On the first day of class, I clarify that history is not simply what happened in the past; it is a debate about how and why events unfolded in the ways that they did and the consequences of those events. Specifically, I emphasize that history involves the interpretation of the past based upon factual evidence.

I discourage students from relying strictly on my lectures as the source for their evidence-based interpretations of the past. Instead, I ask them to weigh the interpretations they encounter in lectures and assigned readings alongside firsthand accounts from educators, reformers, parents and students.

Throughout the semester, students grapple with the educational visions of luminaries such as Thomas Jefferson, Horace Mann, Frederick Douglass, and John Dewey. They also encounter the educational aspirations of lesser-known figures such as Priscilla Mason, who chastised “despotic man” for denying equal opportunity to women in her 1793 graduation speech at the Young Ladies Academy of Philadelphia; Peter Pitchlynn, the inaugural superintendent of the public school system that the Choctaw Nation established in 1842; and Septima Clark, a Black public school teacher and activist from South Carolina who profoundly influenced the Civil Rights Movement.

This past semester, students analyzed Florida Governor Ron DeSantis’s (R) executive order barring school districts from requiring masks. They also examined Black students’ accounts of the expanding police presence in desegregating schools.

When students consider these sources, I encourage them to pay as much attention to the questions that they raise as they do to the answers they appear to provide.

The best classes end with more questions than answers: When does governmental power over education preserve liberty, and when does it suppress liberty? Why have some emphasized the university’s responsibility to prepare students for jobs, while others, such as W.E.B. Du Bois, emphasized its capacity “to be the organ of that fine adjustment between real life and the growing knowledge of life?” What is the purpose of education, and how can people in a democratic society determine the ends it should serve as well as the means for achieving those ends? 

Do I put my fingers on the scale? Absolutely. I make sure students know that the Civil War was about slavery, that the land the United States seized from Indigenous people provided the financial basis for state school funds and that state-sponsored segregation and exclusion undermined educational opportunity in the South, North, and West. 

I have no interest in indoctrinating students. I instead want to provide them with a factual basis for interpreting what diverse Americans wanted from education at different moments in time, who got what they wanted, who didn’t and why. 

Republicans such as Vance want professors and K–12 teachers to provide “honest, patriotic accounts of American history.” In the spirit of Mason, Dewey and Clark, who valued independent thought and the critical appraisal of the relationship between the nation’s practices and professed values, I aim to do just that. I hope my students go on to teach a similarly honest and patriotic version of American history in their K–12 classrooms. 

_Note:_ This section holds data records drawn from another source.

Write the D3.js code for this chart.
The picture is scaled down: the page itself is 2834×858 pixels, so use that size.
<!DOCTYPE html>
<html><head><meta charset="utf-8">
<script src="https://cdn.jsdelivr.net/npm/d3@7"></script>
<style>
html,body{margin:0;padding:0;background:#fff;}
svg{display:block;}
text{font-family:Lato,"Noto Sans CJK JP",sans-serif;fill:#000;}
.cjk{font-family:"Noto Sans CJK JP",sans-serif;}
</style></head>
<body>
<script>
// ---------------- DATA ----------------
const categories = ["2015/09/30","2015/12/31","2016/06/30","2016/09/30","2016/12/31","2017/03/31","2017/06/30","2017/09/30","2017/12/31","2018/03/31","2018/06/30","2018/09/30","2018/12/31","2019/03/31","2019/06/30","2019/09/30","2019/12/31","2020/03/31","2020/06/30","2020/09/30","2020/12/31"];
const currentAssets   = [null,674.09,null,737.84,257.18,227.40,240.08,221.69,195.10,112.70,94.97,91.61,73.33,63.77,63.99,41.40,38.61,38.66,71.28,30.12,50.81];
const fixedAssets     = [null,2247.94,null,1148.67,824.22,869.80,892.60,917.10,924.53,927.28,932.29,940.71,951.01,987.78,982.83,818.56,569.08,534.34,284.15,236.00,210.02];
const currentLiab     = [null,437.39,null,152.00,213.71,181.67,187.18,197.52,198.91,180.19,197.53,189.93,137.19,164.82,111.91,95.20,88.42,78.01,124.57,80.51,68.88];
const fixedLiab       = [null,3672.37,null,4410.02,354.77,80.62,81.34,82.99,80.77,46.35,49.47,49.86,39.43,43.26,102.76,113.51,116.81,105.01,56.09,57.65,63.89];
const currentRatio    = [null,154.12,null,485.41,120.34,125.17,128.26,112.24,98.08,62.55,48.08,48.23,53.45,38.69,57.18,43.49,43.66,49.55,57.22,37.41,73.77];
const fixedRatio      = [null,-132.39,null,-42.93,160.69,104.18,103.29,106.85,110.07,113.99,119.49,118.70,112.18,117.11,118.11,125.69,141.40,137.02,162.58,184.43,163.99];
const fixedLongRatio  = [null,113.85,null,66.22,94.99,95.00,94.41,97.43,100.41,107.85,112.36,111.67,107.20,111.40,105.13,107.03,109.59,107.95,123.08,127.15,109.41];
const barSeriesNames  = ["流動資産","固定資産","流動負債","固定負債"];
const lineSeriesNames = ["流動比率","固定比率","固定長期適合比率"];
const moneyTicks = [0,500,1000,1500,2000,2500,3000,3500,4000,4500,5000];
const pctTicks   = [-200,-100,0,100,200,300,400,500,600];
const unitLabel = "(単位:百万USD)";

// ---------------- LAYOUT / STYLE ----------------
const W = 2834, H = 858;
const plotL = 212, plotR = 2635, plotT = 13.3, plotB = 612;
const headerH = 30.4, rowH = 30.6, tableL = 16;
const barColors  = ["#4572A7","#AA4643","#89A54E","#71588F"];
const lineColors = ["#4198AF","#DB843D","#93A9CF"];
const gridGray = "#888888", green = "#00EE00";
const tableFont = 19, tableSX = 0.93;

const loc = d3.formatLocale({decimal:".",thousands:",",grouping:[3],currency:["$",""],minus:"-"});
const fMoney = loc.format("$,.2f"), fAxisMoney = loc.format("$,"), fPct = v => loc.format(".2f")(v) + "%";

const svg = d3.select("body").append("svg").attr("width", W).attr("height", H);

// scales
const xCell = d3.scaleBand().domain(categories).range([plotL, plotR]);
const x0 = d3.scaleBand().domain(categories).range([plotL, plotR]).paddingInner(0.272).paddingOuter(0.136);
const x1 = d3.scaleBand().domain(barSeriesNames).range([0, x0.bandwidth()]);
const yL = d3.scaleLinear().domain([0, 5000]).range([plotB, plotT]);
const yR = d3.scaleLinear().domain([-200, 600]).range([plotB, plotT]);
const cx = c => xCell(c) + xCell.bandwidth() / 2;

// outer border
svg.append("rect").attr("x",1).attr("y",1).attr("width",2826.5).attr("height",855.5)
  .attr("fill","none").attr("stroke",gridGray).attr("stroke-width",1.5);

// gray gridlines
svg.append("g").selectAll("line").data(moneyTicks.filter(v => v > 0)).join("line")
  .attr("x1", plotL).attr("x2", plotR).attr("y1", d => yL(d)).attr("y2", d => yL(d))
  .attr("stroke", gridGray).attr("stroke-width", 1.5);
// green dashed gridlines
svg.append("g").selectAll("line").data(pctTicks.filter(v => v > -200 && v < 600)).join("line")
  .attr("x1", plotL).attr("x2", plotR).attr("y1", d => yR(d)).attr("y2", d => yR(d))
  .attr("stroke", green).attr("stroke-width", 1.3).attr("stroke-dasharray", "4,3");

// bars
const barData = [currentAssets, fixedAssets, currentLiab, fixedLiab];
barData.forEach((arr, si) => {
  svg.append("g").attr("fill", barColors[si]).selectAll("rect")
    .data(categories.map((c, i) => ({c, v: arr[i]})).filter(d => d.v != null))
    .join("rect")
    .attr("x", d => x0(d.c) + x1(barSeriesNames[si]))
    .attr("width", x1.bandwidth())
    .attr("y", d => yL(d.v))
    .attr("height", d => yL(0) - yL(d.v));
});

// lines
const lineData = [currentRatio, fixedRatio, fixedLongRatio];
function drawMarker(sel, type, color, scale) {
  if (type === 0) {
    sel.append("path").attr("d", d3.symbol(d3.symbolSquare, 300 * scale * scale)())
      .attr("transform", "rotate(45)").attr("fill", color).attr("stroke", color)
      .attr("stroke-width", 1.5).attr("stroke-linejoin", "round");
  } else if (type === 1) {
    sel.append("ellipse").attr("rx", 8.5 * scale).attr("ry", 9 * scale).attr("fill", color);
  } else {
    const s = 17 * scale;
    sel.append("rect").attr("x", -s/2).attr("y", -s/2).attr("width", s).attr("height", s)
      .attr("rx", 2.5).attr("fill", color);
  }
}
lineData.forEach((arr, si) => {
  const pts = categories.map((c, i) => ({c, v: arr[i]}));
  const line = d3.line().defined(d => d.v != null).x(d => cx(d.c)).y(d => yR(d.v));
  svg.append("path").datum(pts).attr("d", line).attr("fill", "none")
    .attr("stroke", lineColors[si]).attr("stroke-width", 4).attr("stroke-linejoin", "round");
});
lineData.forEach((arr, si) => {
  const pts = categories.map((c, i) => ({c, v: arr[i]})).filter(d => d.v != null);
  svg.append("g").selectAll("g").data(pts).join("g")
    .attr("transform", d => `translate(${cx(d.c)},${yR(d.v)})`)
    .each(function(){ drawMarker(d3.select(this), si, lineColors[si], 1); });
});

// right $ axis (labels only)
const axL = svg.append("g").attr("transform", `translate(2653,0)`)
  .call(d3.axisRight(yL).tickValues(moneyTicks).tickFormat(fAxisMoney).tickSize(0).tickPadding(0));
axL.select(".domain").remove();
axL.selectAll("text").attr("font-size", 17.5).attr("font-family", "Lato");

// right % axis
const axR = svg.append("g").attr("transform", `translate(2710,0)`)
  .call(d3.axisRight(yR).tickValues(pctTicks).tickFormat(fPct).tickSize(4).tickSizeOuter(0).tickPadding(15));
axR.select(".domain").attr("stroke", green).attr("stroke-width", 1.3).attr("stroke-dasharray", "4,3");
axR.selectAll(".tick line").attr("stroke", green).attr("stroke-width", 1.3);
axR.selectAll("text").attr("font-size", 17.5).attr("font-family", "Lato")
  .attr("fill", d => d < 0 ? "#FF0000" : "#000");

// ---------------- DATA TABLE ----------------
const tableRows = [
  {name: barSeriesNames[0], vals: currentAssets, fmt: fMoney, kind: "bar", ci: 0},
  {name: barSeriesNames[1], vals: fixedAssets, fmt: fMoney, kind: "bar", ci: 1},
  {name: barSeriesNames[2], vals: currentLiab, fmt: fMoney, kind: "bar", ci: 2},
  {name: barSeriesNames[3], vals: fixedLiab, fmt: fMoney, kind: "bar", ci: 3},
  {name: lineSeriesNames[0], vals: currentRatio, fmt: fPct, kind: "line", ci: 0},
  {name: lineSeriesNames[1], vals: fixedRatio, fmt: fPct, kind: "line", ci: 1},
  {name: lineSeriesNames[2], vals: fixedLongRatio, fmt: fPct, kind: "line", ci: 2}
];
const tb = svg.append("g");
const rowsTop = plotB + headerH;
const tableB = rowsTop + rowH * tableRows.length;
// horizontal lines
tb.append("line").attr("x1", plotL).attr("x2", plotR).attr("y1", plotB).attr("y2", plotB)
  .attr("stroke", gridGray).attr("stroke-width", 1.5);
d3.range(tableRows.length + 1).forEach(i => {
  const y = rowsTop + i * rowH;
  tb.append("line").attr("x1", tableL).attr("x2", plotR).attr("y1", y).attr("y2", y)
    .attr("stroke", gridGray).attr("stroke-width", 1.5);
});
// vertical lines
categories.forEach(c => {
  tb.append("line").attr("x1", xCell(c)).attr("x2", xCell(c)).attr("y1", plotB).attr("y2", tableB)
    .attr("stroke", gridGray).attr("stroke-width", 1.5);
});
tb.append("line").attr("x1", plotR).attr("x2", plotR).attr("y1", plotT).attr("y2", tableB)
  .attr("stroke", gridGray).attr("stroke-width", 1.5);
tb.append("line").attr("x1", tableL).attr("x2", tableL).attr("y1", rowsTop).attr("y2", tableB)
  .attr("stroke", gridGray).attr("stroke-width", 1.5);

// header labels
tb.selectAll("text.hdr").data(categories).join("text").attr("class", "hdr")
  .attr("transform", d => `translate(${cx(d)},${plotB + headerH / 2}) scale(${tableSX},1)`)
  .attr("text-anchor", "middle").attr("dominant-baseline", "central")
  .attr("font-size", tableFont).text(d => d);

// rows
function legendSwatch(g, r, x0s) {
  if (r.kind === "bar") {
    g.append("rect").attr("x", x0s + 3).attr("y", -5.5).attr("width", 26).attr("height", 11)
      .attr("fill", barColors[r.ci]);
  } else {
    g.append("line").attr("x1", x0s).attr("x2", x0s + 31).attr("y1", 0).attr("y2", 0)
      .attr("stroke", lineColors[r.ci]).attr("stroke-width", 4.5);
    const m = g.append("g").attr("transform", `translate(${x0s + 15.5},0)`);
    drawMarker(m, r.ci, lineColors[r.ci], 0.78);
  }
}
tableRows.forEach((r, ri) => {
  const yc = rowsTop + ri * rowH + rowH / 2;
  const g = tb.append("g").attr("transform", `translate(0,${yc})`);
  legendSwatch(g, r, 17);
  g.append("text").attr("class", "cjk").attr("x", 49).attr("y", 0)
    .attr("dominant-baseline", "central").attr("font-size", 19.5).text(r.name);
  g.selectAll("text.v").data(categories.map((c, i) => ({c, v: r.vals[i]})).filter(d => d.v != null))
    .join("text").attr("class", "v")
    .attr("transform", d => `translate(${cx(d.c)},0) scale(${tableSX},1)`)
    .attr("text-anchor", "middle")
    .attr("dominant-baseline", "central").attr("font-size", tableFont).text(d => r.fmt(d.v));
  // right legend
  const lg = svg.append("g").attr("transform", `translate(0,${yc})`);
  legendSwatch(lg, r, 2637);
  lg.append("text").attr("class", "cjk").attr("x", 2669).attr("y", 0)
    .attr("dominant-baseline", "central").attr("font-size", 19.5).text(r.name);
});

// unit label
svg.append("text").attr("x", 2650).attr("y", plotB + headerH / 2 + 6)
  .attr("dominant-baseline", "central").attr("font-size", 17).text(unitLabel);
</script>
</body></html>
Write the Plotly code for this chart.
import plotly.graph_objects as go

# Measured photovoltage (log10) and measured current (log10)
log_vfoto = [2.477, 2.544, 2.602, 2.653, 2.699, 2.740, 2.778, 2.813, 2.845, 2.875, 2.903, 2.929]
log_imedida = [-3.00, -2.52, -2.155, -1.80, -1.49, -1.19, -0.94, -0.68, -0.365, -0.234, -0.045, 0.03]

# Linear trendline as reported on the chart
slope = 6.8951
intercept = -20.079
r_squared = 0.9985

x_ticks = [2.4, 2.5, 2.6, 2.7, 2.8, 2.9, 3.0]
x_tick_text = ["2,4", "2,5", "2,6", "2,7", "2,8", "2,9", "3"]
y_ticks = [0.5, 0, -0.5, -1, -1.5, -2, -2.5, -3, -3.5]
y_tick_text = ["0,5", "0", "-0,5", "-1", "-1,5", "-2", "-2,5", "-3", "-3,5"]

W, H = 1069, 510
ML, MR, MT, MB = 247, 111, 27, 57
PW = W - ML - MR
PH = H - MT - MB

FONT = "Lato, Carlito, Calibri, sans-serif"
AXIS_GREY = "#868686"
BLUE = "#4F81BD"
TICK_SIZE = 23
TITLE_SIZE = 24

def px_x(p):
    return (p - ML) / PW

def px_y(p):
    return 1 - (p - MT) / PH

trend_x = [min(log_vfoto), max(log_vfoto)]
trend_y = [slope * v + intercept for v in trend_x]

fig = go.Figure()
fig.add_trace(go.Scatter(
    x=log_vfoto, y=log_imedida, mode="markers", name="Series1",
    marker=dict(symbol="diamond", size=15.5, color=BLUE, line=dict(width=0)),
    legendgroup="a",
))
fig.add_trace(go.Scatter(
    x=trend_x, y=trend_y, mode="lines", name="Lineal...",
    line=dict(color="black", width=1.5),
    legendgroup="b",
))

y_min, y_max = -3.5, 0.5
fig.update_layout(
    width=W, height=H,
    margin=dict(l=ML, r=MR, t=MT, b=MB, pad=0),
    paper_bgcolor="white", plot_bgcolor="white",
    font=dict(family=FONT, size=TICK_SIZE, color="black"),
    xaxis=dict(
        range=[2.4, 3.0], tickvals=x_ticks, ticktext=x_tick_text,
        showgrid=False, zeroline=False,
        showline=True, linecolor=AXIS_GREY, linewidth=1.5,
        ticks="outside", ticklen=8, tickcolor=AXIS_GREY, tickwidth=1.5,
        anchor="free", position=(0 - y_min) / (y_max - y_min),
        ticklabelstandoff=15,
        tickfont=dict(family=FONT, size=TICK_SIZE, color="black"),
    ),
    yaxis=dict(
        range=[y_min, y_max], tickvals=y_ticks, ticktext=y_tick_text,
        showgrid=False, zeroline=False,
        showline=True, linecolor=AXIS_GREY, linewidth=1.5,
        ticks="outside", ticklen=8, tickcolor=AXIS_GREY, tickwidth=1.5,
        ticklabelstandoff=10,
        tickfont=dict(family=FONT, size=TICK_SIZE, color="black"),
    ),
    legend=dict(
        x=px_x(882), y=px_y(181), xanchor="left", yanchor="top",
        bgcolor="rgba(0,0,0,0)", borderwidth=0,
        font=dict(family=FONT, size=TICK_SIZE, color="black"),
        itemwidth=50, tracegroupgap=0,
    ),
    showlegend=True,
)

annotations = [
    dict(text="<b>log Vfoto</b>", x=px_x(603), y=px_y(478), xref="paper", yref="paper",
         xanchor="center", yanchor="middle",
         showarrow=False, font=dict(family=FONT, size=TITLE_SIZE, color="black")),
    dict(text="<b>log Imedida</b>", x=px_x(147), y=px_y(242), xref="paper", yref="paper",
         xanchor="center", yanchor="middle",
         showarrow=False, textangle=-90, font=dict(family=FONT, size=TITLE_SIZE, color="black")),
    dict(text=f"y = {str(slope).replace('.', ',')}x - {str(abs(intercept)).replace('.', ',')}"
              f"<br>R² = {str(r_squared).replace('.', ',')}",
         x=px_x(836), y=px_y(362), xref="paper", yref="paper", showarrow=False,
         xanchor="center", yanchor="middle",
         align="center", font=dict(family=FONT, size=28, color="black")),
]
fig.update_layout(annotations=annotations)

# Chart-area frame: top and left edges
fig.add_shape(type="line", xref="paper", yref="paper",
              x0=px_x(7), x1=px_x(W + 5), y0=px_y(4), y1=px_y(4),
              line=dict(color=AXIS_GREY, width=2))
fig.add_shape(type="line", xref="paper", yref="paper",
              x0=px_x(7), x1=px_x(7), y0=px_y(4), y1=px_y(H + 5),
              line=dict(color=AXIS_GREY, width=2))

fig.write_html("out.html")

Throughout history, totalitarian regimes have provided chilling evidence of Thomas Jefferson’s contention that “those entrusted with power have, in time, and by slow operations, perverted it into tyranny.” Their reliance on censorship and disinformation has also affirmed Jefferson’s assertion that “the most effectual means of preventing this would be, to illuminate, as far as practicable, the minds of the people at large.” 

Unfortunately, Republicans who oppose the teaching of “divisive concepts” have little interest in illuminating minds. They want, in Vance’s own words, “to force” schools to provide uncritical exaltations of the nation’s past. 

Such an approach is neither honest nor patriotic. It is authoritarian, and it would prepare students to follow rather than lead, to obey rather than think for themselves and to ignore all that might make America great.

Walter C. Stern is an assistant professor of educational policy studies and history at the University of Wisconsin–Madison. He is the author of “Race and Education in New Orleans: Creating the Segregated City, 1764–1960.”